Staunch conservative to serve as Miers' guide: Court nominee's meet-and-greet continues on Hill (Kathy Kiely, 10/07/05, USA TODAY)

As Supreme Court nominee Harriet Miers continued to woo senators on the Republican right Thursday, President Bush tapped a staunchly conservative former senator to help shepherd her nomination through the confirmation process.

Dan Coats, an Indiana Republican who was an outspoken opponent of abortion and gays in the military during his 10 years in the Senate, will be escorting Miers to meetings with senators and “serving as a public advocate for her,” White House spokesman Scott McClellan said.

Coats, who retired in 1999 and most recently served as Bush's ambassador to Germany, was close to Sen. Trent Lott of Mississippi, one of the conservatives who has raised questions about Miers' qualifications. “He's well-known and well-liked by many members of the Senate,” said Sen. Dick Durbin of Illinois, the deputy Democratic leader.

Posted by Orrin Judd at October 7, 2005 10:26 AM
Comments

Coats seems suited to the job. So far, the lady strikes me as a joyless corporate lawyer.

Posted by: curt at October 7, 2005 12:37 PM

"a joyless corporate lawyer"

And in a position where supposedly reasoning and not being swayed by the emotions (and poll results) of the moment should be paramount, that's a bad thing, why?

Posted by: Raoul Ortega at October 7, 2005 4:36 PM

Her passion for the past 35 years was evidently meeting the needs of her clients and earning her large fee.
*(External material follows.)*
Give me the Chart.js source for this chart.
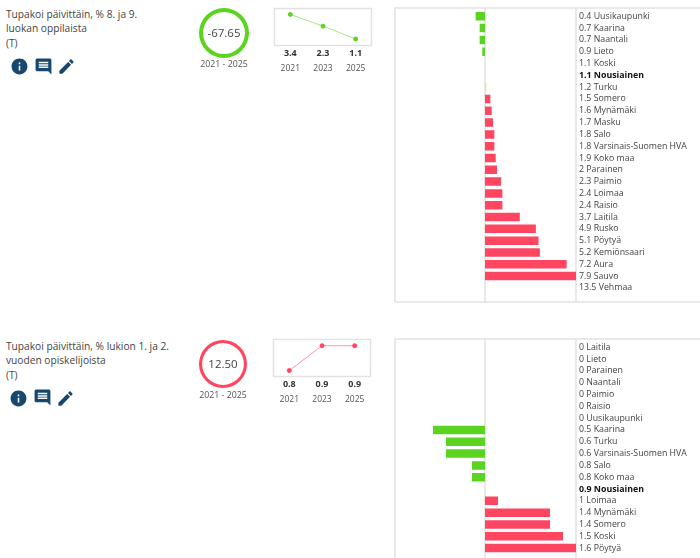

Nothing wrong with this, but not likely to make her a font of compelling reasoning on the kind of issues before the court.

Posted by: curt at October 7, 2005 6:12 PM

Except that her client has been one of the three branches of the Republic.

Posted by: oj at October 7, 2005 6:16 PM

"Nothing wrong with this, but not likely to make her a font of compelling reasoning on the kind of issues before the court."

I think you've stumbled into the real reason the Stupid Party auxilliaries are objecting so loudly to her — Listen to them and you hear that they want a pastor or guru or godfather or someone with an overwhelming moral authority to lead them (along with the rest of the country) to the promised land, and Bush has delivered a mere judge instead.

Posted by: Raoul Ortega at October 7, 2005 7:05 PM

oj -- nothing so grand; her current client is GWB.

Raoul -- Can't speak for stupid party auxiliaries, but I thought the idea was to put people on the court who could persuade at least 4 others to join them.

Posted by: curt at October 8, 2005 9:44 AM

curt:

You may have read about it--he's the Executive.

And you have the appointment requirements badly wrong. A Court with too many persuaders can't function, as witness the inability of even Scalia and Thomas to agree.

Posted by: oj at October 8, 2005 9:47 AM

I thought the great persuader was Scalia? Or maybe Chief Roberts? How many persuaders do you want? Nine? You need a few solid faithful (in the secular sense) followers in the group too. Smart people who can recognize a good argument and reject the tangents and dead-ends that intellectuals love to follow. People who can resist the temptation to "grow in office" while being satisfied at doing the grunt work that we all say we want them to do.

Posted by: Raoul Ortega at October 8, 2005 3:04 PM

No one follows Scalia though.

Posted by: oj at October 8, 2005 4:35 PM

OJ,

I have this sneaking suspicion of Scalia. Given his worship of Stare Decisis and given Miranda Uber-Critic Rehnquist's majority-opinion writing upholding Miranda, I feel the Cornerites may have synchronized heart attacks the day Scalia writes the opinion upholding Roe.

And Scalia will write the majority opinion using the same reasoning Rehnquist used (i.e. Popular Culture reasonings).